3. Handsome Dan (Yale)
I’m giving the Yale mascot the top ranking among bulldogs because his name is Handsome Dan (which makes me laugh), and he is, indeed, much more handsome than that big ol’ chunk Uga down in Athens.
2. Reveille (Texas A&M)
Josh from Texas writes: I am almost certain my labs have a crush on Reveille.
You know what? They should. Reveille is a bad bitch, and I mean that both literally and in the most flattering way possible.
This American Rough Coat Collie just seems so dainty yet so dignified. Also, she has five diamonds sewn onto her blanket to signify her rank as the highest-ranking member in the Corps of Cadets. What a diva.
1. Smokey (Tennessee)
As a Tennessee alumna, I’ll admit (for the sake of journalistic integrity) that I am biased. But this Blue Tick Coonhound is Tennessee through and through, wearing an orange and white checkered blanket, leading the players through the Power T and howling along to “Rocky Top.”

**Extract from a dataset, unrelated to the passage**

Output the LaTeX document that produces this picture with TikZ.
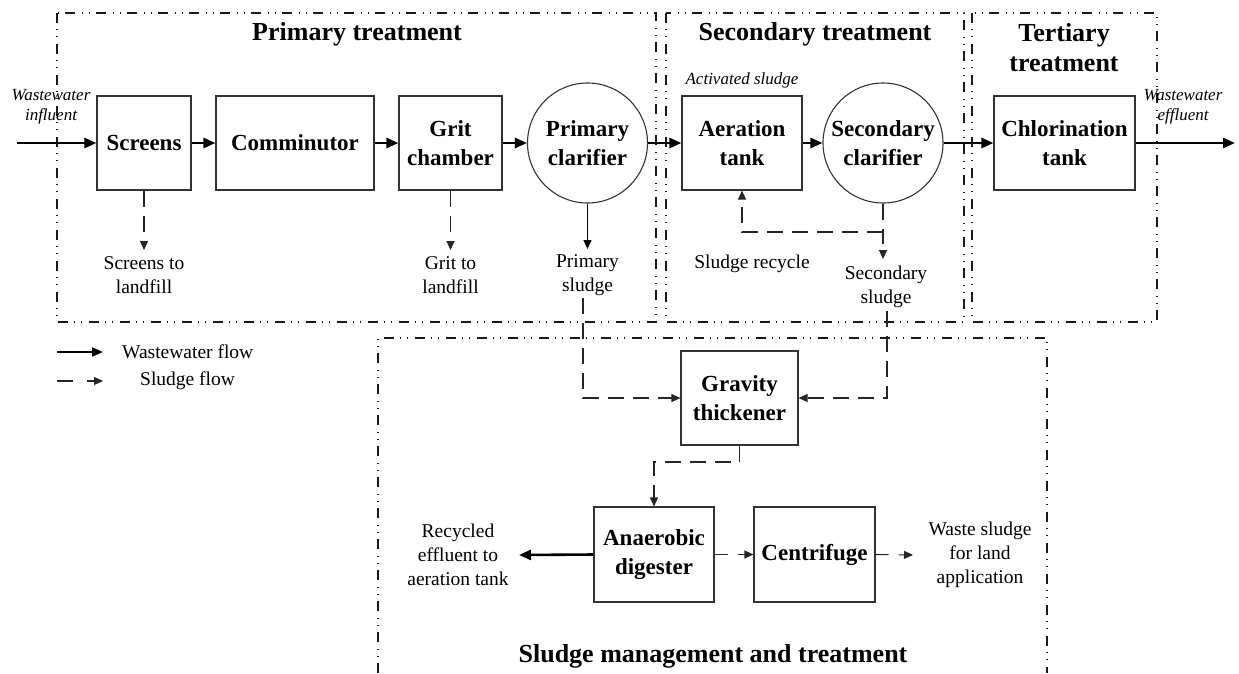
\documentclass[tikz,border=0pt]{standalone}
\usepackage{fontspec}
\setmainfont{Liberation Serif}
\usetikzlibrary{arrows.meta}
\begin{document}
\begin{tikzpicture}[x=1pt,y=-1pt,
  box/.style={draw=black!80, line width=1.1pt, inner sep=0pt, align=center,
    font=\bfseries\fontsize{23}{28.5}\selectfont},
  circ/.style={circle, draw=black!80, line width=1.1pt, minimum size=120pt, inner sep=0pt, align=center,
    font=\bfseries\fontsize{23}{28.5}\selectfont},
  lbl/.style={font=\fontsize{19.5}{24}\selectfont, align=center, inner sep=0pt},
  ital/.style={font=\itshape\fontsize{17}{20}\selectfont, align=center, inner sep=0pt},
  ttl/.style={font=\bfseries\fontsize{26}{30}\selectfont, align=center, inner sep=0pt},
  flow/.style={line width=2.6pt, -{Triangle[length=12pt,width=10pt]}},
  sludge/.style={line width=1.1pt, black!85, dash pattern=on 16pt off 9pt, -{Triangle[length=9pt,width=8pt]}},
  sludgeplain/.style={line width=1.1pt, black!85, dash pattern=on 16pt off 9pt},
  thinarrow/.style={line width=1.1pt, -{Triangle[length=9pt,width=8pt]}},
  region/.style={line width=1.4pt, black!90, dash pattern=on 10pt off 6pt on 1pt off 6pt on 1pt off 7pt},
]
\useasboundingbox (0,0) rectangle (1239,673);

% regions
\draw[region] (57,13) rectangle (656,322);
\draw[region] (666,13) rectangle (964,322);
\draw[region] (972,13) rectangle (1157,322);
\draw[region] (378,673) -- (378,338) -- (1047,338) -- (1047,673);

% titles
\node[ttl] (tprim) at (357,34) {Primary treatment};
\node[ttl] (tsec) at (815,34) {Secondary treatment};
\node[ttl] (tter) at (1064,48) {Tertiary\\treatment};
\node[ttl] (tsl) at (713,656) {Sludge management and treatment};

% main line
\node[box, minimum width=94pt, minimum height=94pt] (scr) at (144,143) {Screens};
\node[box, minimum width=158pt, minimum height=94pt] (com) at (295,143) {Comminutor};
\node[box, minimum width=103pt, minimum height=94pt] (grit) at (450.5,143) {Grit\\chamber};
\node[circ] (pc) at (587.5,143) {Primary\\clarifier};
\node[box, minimum width=120pt, minimum height=94pt] (aer) at (742,143) {Aeration\\tank};
\node[circ] (sc) at (883,143) {Secondary\\clarifier};
\node[box, minimum width=141pt, minimum height=94pt] (chl) at (1064.5,143) {Chlorination\\tank};

% sludge line
\node[box, minimum width=117pt, minimum height=94pt] (thk) at (739.5,398) {Gravity\\thickener};
\node[box, minimum width=120pt, minimum height=95pt] (ad) at (654,554.5) {Anaerobic\\digester};
\node[box, minimum width=121pt, minimum height=95pt] (cf) at (814.5,554.5) {Centrifuge};

% italic labels
\node[ital] (win) at (51,107) {Wastewater\\influent};
\node[ital] (wef) at (1183,107) {Wastewater\\effluent};
\node[ital] (act) at (742,80) {Activated sludge};

% plain labels
\node[lbl] (scrl) at (144,275) {Screens to\\landfill};
\node[lbl] (gritl) at (450.5,275) {Grit to\\landfill};
\node[lbl] (psl) at (587.5,275) {Primary\\sludge};
\node[lbl] (recl) at (752,264) {Sludge recycle};
\node[lbl] (ssl) at (886,287) {Secondary\\sludge};
\node[lbl] (rec) at (458,555) {Recycled\\effluent to\\aeration tank};
\node[lbl] (wsl) at (980,555) {Waste sludge\\for land\\application};

% coordinates
\coordinate (inl) at (17,143);
\coordinate (outl) at (1235,143);
\coordinate (scrt) at (144,250);
\coordinate (gritt) at (450.5,250);
\coordinate (pst) at (587.5,249);
\coordinate (psb) at (583,298);
\coordinate (sj) at (883,232);
\coordinate (sst) at (883,259);
\coordinate (ssb) at (887,311);
\coordinate (tj) at (739.5,462);
\coordinate (rect) at (519,555);
\coordinate (wst) at (913,555);

% wastewater flow
\draw[flow] (inl) -- (scr);
\draw[flow] (scr) -- (com);
\draw[flow] (com) -- (grit);
\draw[flow] (grit) -- (pc);
\draw[flow] (pc) -- (aer);
\draw[flow] (aer) -- (sc);
\draw[flow] (sc) -- (chl);
\draw[flow] (chl) -- (outl);
\draw[flow] (ad.west) -- (rect);

% sludge flow
\draw[sludge] (scr.south) -- (scrt);
\draw[sludge] (grit.south) -- (gritt);
\draw[thinarrow] (pc.south) -- (pst);
\draw[sludge] (psb) |- (thk.west);
\draw[sludgeplain] (sc.south) -- (sj);
\draw[sludge] (sj) -| (aer.south);
\draw[sludge, dash pattern=on 12pt off 6pt] (sj) -- (sst);
\draw[sludge] (ssb) |- (thk.east);
\draw[sludge] (thk.south) -- (tj) -| (ad.north);
\draw[sludge, dash pattern=on 13pt off 10pt] (ad.east) -- (cf.west);
\draw[sludge, dash pattern=on 13pt off 10pt] (cf.east) -- (wst);

% legend
\coordinate (lg1a) at (57,352);
\coordinate (lg1b) at (103,352);
\coordinate (lg2a) at (57,381);
\coordinate (lg2b) at (103,381);
\draw[flow, line width=2pt, -{Triangle[length=11pt,width=9pt]}] (lg1a) -- (lg1b);
\draw[sludge, dash pattern=on 16pt off 14pt] (lg2a) -- (lg2b);
\node[lbl, anchor=west] (lgt1) at (122,352) {Wastewater flow};
\node[lbl, anchor=west] (lgt2) at (140,381) {Sludge flow};
\end{tikzpicture}
\end{document}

Brings a tear to my eye. The goodest boy in college sports.




Tennessee’s Smokey is the perfect canine mascot.
(Photo by Bryan Lynn/Icon Sportswire via Getty Images)
Now, I hate to rain on your feel-good parade, but if you’re hoping to see some of these good boys and girls on your TV during the opening rounds this week, you’re going to be sorely disappointed. Unfortunately, the NCAA prohibits live animals from being present during tournament games.
According to a spokesperson, “The policy is in place due to limited space and tight turnaround at venues with multiple sessions in the preliminary rounds.”
The good news, though, is that the NCAA is willing to make exceptions for the Final Four. Until then, though, the humans in dog costumes will have to do.